Zevk; hoşa giden ya da çekici bir şeyin elde edilmesinden, düşünülmesinden doğan hoş duyum ya da duygu, hoşa giden bir şeyden duyulan beğenme duygusu, hoşa giden veya eğlendiren şey, güzeli çirkinden ayırabilme yetisi, eğlence, tat alma, tat, lezzet gibi anlamlara gelir. İşte zevk kelimesi ile ilgili cümleler.
– Hem kitap okumak hem de ağabeyimle birlikte bulmaca çözmek zevkine erdim. (A. Erhat)
– O sabah, manzaranın zevkine vardık.
– Gelin şu gezinin zevkini çıkaralım.
– Zevkine gitmiyorsa başka oyun oynayalım.
– Takımı galip gelince zevkten dörtköşe oldu.
– Sen beni kızdırmaktan zevk mi duyuyorsun?
– Eski ramazanların eğlencelerini ne ben size anlatabilirim, ne siz bundan zevk alabilirsiniz. (B. Felek)
– Takdir belgesi alınca zevkten dörtköşe oldu.
– Sen olmadan bu tatilin zevki çıkmaz.
– Takım golleri sıraladıkça, taraftarlar zevkten dörtköşe oldu.
– Kaymakam, Zeli’nin heyecânından zevk aldığı için “Bize pampaları anlatınız” diye yalvardı. (Refik H. Karay)
– Yanında salata olmadan, bu balığın sevki çıkmaz.
– Zevkten dörtköşe olmanıza sebep olan şey nedir?
– Bu sözler onun zevkini okşamıştı.
– O meyvenin zevki nasıldır? (Şemseddin Sâmi)
– Üniversite sınavın da geçti, artık zevkine bak biraz.
– Zevkine gitmeyen bir adamla evlenecek değilsin.
– Fakat zevk sâhibi bir âşık gibi o da güzelliğinin şuûruna erdiği bu şehre su seslerinden çelenkler (…) hediye etmiş. (A. H. Tanpınar)
– Baştan resim yapmak zevkli gelmişti, ama şimdi sıkılmaya başladım.
– Ben bu filmden hiçbir zevk duymadım.
– Gözlerinizin çiy ışıktan ve göğsünüzün nefes darlığından kurtulacağını düşünerek bir şeyler yapmak, bir zevke hazırlanmak istersiniz. (R. H. Karay)
– Bu masal zevkine gitti mi?
– Reşat Nûri büyük bir Türk dili zevkine ve bilgisine sâhipti. (Nihad S. Banarlı – Ö.T.S.)
– Zevk için kendine kıyafet dikiyormuş.
– Rengine, biçimine karar vermek hayli zor bir zevk işi. (Y. Z. Ortaç)

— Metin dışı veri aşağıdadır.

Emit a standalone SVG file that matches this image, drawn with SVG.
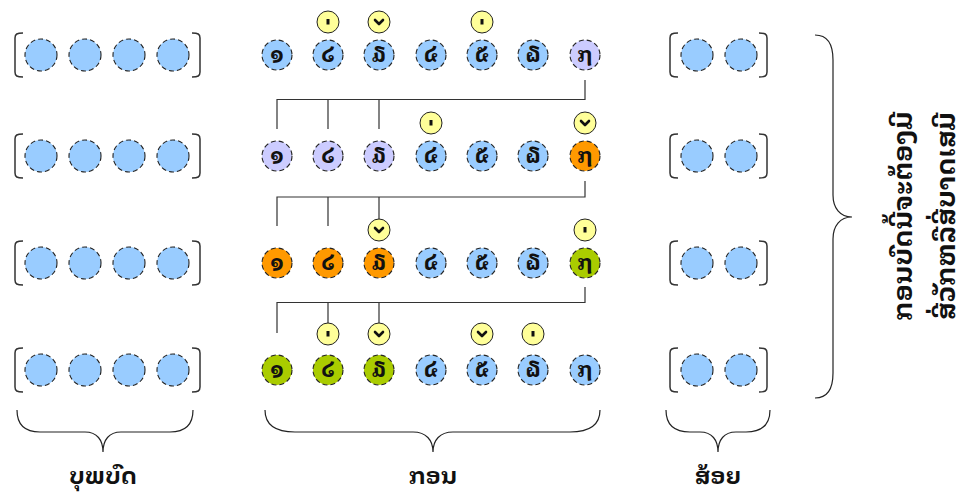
<svg xmlns="http://www.w3.org/2000/svg" width="969" height="500" viewBox="0 0 969 500">
<defs>
<style>
.b{fill:#99ccff}.p{fill:#ccccff}.o{fill:#ff9900}.g{fill:#aacc00}
.n{stroke:#222;stroke-width:1.1;stroke-dasharray:5,3}
.y{fill:#ffff99;stroke:#222;stroke-width:1}
.t{font-family:"Noto Sans Lao Looped","Noto Serif Lao","Phetsarath OT","Saysettha OT","DejaVu Sans",sans-serif;text-anchor:middle;fill:#111;font-weight:bold}
.d{font-size:22px}
.lbl{font-size:23px}
.rot{font-size:26px}
.br{fill:none;stroke:#333;stroke-width:1.5}
.cb{fill:none;stroke:#222;stroke-width:1.2}
.ln{fill:none;stroke:#333;stroke-width:1.2}
.dot{fill:#111}
.chev{fill:none;stroke:#111;stroke-width:2.6;stroke-linecap:round;stroke-linejoin:round}
</style>
<g id="side4">
<path class="br" d="M23,-22 C17,-22 15,-21 15,-17 V17 C15,21 17,22 23,22"/>
<path class="br" d="M192,-22 C198,-22 200,-21 200,-17 V17 C200,21 198,22 192,22"/>
<circle class="b n" cx="41" cy="0" r="16"/>
<circle class="b n" cx="85" cy="0" r="16"/>
<circle class="b n" cx="129" cy="0" r="16"/>
<circle class="b n" cx="173" cy="0" r="16"/>
</g>
<g id="side2">
<path class="br" d="M678,-22 C672,-22 670,-21 670,-17 V17 C670,21 672,22 678,22"/>
<path class="br" d="M759,-22 C765,-22 767,-21 767,-17 V17 C767,21 765,22 759,22"/>
<circle class="b n" cx="697" cy="0" r="16"/>
<circle class="b n" cx="741" cy="0" r="16"/>
</g>
<g id="mdot"><circle class="y" r="11"/><rect class="dot" x="-1.5" y="-3" width="3" height="5.5"/></g>
<g id="mchev"><circle class="y" r="11"/><polyline class="chev" points="-4,-2 0,2 4,-2"/></g>
</defs>

<g id="prelude">
<use href="#side4" y="55"/>
<use href="#side4" y="156"/>
<use href="#side4" y="263"/>
<use href="#side4" y="370"/>
</g>
<g id="coda">
<use href="#side2" y="55"/>
<use href="#side2" y="156"/>
<use href="#side2" y="263"/>
<use href="#side2" y="370"/>
</g>

<g id="connectors">
<path class="ln" d="M585,80 V99.5 H277 V129 M328,99.5 V129 M379,99.5 V129"/>
<path class="ln" d="M585,181 V197 H277 V226 M328,197 V226 M379,197 V219"/>
<path class="ln" d="M585,287 V302.5 H277 V333 M328,302.5 V323 M379,302.5 V323"/>
</g>

<g id="row1">
<use href="#mdot" x="328" y="22"/>
<use href="#mchev" x="379" y="22"/>
<use href="#mdot" x="482" y="22"/>
<circle class="b n" cx="277" cy="55" r="15"/><text class="t d" x="277" y="62">໑</text>
<circle class="b n" cx="328" cy="55" r="15"/><text class="t d" x="328" y="62">໒</text>
<circle class="b n" cx="379" cy="55" r="15"/><text class="t d" x="379" y="62">໓</text>
<circle class="b n" cx="431" cy="55" r="15"/><text class="t d" x="431" y="62">໔</text>
<circle class="b n" cx="482" cy="55" r="15"/><text class="t d" x="482" y="62">໕</text>
<circle class="b n" cx="533" cy="55" r="15"/><text class="t d" x="533" y="62">໖</text>
<circle class="p n" cx="585" cy="55" r="15"/><text class="t d" x="585" y="62">໗</text>
</g>

<g id="row2">
<use href="#mdot" x="431" y="123"/>
<use href="#mchev" x="585" y="123"/>
<circle class="p n" cx="277" cy="156" r="15"/><text class="t d" x="277" y="163">໑</text>
<circle class="p n" cx="328" cy="156" r="15"/><text class="t d" x="328" y="163">໒</text>
<circle class="p n" cx="379" cy="156" r="15"/><text class="t d" x="379" y="163">໓</text>
<circle class="b n" cx="431" cy="156" r="15"/><text class="t d" x="431" y="163">໔</text>
<circle class="b n" cx="482" cy="156" r="15"/><text class="t d" x="482" y="163">໕</text>
<circle class="b n" cx="533" cy="156" r="15"/><text class="t d" x="533" y="163">໖</text>
<circle class="o n" cx="585" cy="156" r="15"/><text class="t d" x="585" y="163">໗</text>
</g>

<g id="row3">
<use href="#mchev" x="379" y="230"/>
<use href="#mdot" x="585" y="230"/>
<circle class="o n" cx="277" cy="263" r="15"/><text class="t d" x="277" y="270">໑</text>
<circle class="o n" cx="328" cy="263" r="15"/><text class="t d" x="328" y="270">໒</text>
<circle class="o n" cx="379" cy="263" r="15"/><text class="t d" x="379" y="270">໓</text>
<circle class="b n" cx="431" cy="263" r="15"/><text class="t d" x="431" y="270">໔</text>
<circle class="b n" cx="482" cy="263" r="15"/><text class="t d" x="482" y="270">໕</text>
<circle class="b n" cx="533" cy="263" r="15"/><text class="t d" x="533" y="270">໖</text>
<circle class="g n" cx="585" cy="263" r="15"/><text class="t d" x="585" y="270">໗</text>
</g>

<g id="row4">
<use href="#mdot" x="328" y="334"/>
<use href="#mchev" x="379" y="334"/>
<use href="#mchev" x="482" y="334"/>
<use href="#mdot" x="533" y="334"/>
<circle class="g n" cx="277" cy="370" r="15"/><text class="t d" x="277" y="377">໑</text>
<circle class="g n" cx="328" cy="370" r="15"/><text class="t d" x="328" y="377">໒</text>
<circle class="g n" cx="379" cy="370" r="15"/><text class="t d" x="379" y="377">໓</text>
<circle class="b n" cx="431" cy="370" r="15"/><text class="t d" x="431" y="377">໔</text>
<circle class="b n" cx="482" cy="370" r="15"/><text class="t d" x="482" y="377">໕</text>
<circle class="b n" cx="533" cy="370" r="15"/><text class="t d" x="533" y="377">໖</text>
<circle class="b n" cx="585" cy="370" r="15"/><text class="t d" x="585" y="377">໗</text>
</g>

<g id="braces">
<path class="cb" d="M17,410 C17,425 25,432 40,432 H85 C97,432 103,440 103,452 C103,440 109,432 121,432 H170 C185,432 193,425 193,410"/>
<path class="cb" d="M265,410 C265,425 275,432 295,432 H413 C426,432 433,440 433,452 C433,440 440,432 453,432 H570 C590,432 600,425 600,410"/>
<path class="cb" d="M666,410 C666,425 674,432 690,432 H700 C712,432 718,440 718,452 C718,440 724,432 736,432 H746 C762,432 770,425 770,410"/>
<path class="cb" d="M815,35 C828,35 833,45 833,60 V195 C833,208 840,217 852,217 C840,217 833,226 833,239 V373 C833,388 828,398 815,398"/>
</g>

<g id="labels">
<text class="t lbl" x="103" y="484">ບຸພບົດ</text>
<text class="t lbl" x="433" y="484">ກອນ</text>
<text class="t lbl" x="718" y="484">ສ້ອຍ</text>
<text class="t rot" transform="translate(912,216) rotate(-90)">ກອນບົດນີ້ຈະຕ້ອງມີ</text>
<text class="t rot" transform="translate(955,216) rotate(-90)">ສີ່ວັກຫລືສີ່ບາດເສມີ</text>
</g>
</svg>
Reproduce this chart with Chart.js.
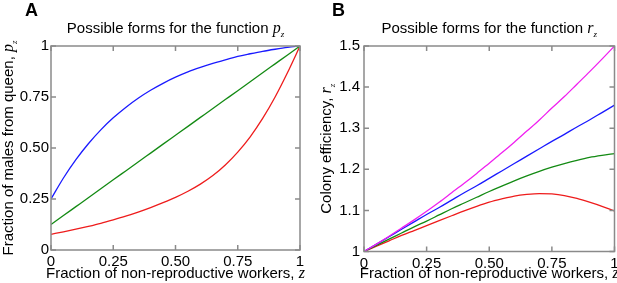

– Sırf zevk için gelip çocuğu sinir ettiler.
– Geriye kalan zevkler neye yarar? (Y. K. Karaosmanoğlu)
– Bugün yaptığımız piknik çok zevkli geçti.
– Yarın sınavınız var, siz zevk etmeye devam ediyorsunuz.
– Teslîmiyetin zevki içinde başımı tekrar yastığa koydum. (P. Safâ)
– Arkadaşımızın üzüntülü zamanında zevk etmek doğru olmaz.
– Sen işin zevkinde olduğun için, bizim çektiğimiz sıkıntıları anlamazsın.
– Hulyâsı kalmayınca hayâtın ne zevki var. (Y. Kemal)
– O sabah hepimiz, manzaranın zevkine erdik.
– Bu yemeğin zevkine ermek için, sıcak sıcak yiyeceksin.